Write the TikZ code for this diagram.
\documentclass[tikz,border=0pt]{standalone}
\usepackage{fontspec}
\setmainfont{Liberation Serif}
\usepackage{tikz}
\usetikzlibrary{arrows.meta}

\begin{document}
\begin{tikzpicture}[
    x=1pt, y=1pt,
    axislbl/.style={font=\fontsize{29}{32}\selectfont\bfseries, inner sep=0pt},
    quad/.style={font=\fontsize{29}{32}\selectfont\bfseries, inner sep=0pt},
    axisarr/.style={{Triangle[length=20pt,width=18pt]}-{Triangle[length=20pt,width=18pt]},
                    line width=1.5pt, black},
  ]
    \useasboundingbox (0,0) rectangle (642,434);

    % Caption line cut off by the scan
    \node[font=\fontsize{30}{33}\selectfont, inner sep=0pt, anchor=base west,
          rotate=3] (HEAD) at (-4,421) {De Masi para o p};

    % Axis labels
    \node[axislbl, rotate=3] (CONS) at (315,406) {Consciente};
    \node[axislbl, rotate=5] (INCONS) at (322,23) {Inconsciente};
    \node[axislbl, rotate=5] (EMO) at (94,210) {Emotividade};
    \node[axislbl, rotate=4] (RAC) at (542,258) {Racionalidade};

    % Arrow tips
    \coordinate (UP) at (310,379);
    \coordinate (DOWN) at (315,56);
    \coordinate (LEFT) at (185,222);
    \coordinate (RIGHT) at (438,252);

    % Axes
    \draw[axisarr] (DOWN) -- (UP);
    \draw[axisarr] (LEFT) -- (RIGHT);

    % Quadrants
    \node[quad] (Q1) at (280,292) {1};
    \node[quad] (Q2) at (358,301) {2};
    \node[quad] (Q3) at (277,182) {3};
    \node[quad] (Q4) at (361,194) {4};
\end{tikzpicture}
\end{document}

=-=-=-=-=

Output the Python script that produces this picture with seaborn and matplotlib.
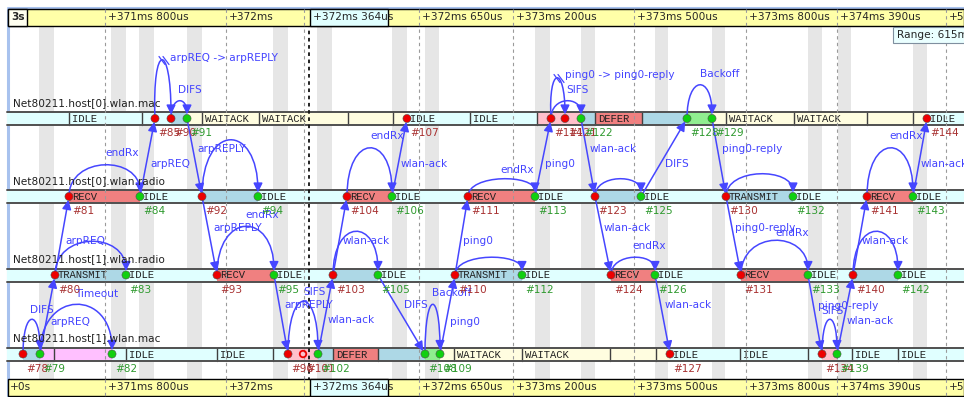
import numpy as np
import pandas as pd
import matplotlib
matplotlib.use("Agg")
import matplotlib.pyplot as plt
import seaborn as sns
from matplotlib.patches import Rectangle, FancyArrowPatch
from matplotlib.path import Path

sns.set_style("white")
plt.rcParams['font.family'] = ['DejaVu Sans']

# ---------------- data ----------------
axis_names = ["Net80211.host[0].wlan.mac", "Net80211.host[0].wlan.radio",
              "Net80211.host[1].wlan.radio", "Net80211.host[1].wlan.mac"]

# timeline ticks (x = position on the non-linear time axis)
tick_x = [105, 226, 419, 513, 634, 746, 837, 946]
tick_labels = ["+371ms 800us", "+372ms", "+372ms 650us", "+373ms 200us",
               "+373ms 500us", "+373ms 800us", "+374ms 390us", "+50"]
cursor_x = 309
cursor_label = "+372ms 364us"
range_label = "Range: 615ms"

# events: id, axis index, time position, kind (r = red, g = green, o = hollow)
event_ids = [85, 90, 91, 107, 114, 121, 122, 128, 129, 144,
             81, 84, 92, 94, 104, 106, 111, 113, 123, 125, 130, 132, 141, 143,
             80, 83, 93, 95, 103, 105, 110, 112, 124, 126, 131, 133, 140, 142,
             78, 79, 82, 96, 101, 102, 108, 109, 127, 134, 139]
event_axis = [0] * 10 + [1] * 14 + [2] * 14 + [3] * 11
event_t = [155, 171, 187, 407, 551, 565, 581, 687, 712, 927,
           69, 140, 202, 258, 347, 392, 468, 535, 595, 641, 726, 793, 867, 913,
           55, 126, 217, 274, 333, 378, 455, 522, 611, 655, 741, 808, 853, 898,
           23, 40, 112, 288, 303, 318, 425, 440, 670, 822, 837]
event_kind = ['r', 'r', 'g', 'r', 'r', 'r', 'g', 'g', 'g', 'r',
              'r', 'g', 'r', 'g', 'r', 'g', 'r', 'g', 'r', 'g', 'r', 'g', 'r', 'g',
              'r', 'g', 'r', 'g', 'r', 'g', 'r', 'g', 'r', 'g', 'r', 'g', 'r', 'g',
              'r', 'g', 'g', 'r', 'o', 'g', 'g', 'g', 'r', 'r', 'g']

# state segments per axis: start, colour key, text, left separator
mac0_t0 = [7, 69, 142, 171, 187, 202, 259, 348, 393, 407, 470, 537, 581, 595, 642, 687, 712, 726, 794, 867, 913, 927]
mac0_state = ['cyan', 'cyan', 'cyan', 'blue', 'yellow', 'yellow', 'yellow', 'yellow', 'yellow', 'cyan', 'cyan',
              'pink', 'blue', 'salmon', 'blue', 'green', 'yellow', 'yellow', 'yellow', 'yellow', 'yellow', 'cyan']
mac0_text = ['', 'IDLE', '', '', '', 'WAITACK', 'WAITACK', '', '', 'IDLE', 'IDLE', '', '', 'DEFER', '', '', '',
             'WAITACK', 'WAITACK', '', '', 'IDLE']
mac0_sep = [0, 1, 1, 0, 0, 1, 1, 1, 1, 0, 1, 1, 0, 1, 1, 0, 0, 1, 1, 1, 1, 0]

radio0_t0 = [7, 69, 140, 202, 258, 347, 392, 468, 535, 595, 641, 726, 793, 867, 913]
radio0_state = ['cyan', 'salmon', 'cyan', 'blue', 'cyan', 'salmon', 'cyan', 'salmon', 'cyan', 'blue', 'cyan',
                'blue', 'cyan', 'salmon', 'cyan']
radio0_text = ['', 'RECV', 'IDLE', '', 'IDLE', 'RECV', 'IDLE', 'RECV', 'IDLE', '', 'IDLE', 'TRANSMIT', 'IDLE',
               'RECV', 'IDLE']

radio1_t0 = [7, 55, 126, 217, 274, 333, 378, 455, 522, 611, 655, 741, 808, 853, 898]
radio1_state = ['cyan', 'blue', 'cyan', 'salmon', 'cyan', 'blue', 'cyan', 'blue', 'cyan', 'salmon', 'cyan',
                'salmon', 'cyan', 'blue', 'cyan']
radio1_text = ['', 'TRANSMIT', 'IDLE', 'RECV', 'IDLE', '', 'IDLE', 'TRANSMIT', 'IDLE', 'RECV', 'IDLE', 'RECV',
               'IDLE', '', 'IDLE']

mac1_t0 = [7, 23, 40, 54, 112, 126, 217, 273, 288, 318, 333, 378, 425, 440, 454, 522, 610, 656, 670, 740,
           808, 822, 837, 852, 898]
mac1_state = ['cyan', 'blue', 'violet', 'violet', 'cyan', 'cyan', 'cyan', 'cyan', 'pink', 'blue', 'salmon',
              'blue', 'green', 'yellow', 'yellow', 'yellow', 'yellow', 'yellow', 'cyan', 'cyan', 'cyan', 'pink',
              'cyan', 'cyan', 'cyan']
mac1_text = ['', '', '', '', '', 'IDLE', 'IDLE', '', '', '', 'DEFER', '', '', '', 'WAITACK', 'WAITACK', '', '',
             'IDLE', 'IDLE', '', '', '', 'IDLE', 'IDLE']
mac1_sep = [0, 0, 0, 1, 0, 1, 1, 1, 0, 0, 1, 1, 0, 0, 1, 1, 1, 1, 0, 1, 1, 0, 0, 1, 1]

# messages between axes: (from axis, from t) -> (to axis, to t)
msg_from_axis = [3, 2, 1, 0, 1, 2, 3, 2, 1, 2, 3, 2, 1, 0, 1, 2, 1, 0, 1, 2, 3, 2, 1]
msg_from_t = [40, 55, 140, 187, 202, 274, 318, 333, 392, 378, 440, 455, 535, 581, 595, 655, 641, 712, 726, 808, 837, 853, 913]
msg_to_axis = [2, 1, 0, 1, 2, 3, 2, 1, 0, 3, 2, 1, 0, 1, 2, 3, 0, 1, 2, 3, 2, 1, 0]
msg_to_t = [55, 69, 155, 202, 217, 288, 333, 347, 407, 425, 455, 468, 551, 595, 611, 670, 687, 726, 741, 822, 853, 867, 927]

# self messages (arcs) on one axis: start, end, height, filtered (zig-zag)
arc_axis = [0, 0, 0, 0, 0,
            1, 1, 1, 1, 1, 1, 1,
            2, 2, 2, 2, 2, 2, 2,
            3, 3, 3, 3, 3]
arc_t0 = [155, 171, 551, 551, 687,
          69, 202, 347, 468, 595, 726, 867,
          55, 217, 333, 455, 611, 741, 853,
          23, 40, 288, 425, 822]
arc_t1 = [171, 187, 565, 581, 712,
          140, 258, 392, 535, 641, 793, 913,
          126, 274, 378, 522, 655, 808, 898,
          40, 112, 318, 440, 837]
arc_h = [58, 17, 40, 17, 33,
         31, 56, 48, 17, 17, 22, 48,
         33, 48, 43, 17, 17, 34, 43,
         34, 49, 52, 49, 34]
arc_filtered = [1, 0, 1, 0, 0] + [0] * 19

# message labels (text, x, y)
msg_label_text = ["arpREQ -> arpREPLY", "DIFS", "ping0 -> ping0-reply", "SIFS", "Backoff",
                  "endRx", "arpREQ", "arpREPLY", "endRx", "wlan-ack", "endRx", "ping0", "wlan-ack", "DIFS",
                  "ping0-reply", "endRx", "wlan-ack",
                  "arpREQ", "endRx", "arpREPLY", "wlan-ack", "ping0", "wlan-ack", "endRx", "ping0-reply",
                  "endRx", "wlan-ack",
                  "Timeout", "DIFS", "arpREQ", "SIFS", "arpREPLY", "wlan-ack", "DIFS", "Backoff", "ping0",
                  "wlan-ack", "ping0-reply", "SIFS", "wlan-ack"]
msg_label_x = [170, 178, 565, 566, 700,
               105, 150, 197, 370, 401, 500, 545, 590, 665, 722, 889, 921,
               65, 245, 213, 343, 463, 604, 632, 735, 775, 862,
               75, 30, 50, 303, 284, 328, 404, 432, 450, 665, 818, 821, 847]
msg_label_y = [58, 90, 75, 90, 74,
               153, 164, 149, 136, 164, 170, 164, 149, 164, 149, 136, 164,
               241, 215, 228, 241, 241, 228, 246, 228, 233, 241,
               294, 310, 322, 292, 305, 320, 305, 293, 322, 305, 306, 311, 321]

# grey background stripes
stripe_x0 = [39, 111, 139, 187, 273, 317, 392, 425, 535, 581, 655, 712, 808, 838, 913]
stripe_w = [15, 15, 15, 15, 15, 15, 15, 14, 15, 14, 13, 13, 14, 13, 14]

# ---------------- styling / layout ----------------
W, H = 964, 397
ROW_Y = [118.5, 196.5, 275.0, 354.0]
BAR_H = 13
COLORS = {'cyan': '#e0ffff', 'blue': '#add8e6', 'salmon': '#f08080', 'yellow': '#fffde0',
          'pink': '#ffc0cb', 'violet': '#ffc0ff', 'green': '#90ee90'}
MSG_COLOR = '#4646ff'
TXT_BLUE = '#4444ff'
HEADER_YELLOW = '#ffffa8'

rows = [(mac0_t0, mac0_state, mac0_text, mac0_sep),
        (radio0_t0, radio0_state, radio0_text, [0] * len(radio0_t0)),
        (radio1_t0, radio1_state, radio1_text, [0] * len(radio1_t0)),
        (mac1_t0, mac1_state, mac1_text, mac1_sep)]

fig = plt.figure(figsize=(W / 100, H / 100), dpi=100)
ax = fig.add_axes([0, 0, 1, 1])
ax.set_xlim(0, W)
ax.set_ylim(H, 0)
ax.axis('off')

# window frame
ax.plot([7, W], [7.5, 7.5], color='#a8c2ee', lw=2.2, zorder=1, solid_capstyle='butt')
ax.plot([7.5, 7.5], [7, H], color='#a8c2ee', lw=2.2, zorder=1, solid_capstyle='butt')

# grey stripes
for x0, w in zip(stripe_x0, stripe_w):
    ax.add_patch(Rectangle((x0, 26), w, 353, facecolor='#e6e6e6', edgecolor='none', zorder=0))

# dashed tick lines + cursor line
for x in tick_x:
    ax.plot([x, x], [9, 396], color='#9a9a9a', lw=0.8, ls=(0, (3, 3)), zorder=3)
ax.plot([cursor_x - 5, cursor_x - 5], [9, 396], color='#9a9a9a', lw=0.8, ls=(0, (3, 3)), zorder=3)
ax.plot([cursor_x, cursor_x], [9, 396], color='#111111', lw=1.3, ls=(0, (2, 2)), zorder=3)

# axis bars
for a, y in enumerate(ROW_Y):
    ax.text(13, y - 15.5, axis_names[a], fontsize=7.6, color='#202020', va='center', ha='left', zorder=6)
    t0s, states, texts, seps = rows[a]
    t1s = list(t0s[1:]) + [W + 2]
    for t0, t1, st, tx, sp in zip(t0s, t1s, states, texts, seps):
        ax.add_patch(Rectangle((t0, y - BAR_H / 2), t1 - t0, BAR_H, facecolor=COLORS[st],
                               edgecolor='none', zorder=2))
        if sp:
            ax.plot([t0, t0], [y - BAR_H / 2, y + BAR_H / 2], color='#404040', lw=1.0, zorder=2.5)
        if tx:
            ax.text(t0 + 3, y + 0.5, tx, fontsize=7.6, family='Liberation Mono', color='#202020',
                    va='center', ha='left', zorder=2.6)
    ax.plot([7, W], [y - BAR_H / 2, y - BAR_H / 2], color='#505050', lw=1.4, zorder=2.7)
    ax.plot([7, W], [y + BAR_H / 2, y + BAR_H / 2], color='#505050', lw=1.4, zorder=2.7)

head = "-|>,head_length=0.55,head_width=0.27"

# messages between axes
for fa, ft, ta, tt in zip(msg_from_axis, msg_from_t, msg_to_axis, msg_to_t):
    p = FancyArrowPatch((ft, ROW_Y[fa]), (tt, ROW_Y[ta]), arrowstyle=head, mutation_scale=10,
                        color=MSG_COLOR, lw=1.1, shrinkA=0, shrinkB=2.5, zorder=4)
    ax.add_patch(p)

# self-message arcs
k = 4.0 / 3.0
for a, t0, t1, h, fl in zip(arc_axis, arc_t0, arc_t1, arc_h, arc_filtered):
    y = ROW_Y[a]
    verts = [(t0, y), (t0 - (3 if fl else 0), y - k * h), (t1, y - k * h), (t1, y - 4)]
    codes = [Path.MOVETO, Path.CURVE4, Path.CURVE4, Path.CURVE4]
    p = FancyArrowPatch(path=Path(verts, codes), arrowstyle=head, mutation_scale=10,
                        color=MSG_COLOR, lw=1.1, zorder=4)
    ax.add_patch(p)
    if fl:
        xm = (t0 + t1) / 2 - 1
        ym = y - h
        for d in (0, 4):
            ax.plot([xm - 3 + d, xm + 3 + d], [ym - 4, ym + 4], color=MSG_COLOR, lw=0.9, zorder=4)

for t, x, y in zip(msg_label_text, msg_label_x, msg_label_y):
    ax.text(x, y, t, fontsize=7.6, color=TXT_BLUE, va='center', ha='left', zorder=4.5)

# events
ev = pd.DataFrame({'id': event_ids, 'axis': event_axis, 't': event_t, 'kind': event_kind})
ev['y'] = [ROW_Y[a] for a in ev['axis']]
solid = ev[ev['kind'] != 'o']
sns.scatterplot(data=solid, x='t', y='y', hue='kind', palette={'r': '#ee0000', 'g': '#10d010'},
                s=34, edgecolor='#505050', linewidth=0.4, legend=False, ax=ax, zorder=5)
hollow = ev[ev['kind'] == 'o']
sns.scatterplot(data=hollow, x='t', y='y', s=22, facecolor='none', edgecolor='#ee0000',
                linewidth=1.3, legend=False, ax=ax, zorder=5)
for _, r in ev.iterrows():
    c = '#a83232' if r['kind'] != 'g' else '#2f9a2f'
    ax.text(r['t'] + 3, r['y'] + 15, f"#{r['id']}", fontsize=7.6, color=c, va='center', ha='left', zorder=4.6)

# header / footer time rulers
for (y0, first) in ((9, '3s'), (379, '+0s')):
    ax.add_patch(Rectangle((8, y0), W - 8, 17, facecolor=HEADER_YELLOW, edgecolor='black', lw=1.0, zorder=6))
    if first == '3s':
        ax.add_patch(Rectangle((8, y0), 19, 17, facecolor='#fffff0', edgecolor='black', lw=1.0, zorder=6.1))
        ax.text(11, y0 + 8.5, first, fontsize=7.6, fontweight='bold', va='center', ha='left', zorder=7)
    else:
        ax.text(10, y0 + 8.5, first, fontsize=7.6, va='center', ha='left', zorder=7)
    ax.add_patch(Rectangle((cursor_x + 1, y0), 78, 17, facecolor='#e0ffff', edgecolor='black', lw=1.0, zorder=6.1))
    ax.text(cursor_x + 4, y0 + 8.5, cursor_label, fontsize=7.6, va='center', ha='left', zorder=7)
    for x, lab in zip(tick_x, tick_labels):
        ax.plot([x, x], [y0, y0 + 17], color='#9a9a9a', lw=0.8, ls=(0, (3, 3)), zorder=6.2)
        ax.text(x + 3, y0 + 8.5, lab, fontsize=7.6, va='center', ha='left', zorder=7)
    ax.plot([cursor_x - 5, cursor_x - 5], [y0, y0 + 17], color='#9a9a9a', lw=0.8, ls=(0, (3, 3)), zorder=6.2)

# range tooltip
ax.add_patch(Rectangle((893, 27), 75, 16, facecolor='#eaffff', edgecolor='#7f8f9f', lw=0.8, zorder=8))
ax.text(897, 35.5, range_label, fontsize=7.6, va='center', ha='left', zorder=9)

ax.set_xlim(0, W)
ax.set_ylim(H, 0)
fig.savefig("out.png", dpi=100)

=-=-=-=-=

Written instruction
List every line from the entries above in which "this" appears.

Task result
Write the TikZ code for this diagram.
Output the Python script that produces this picture with seaborn and matplotlib.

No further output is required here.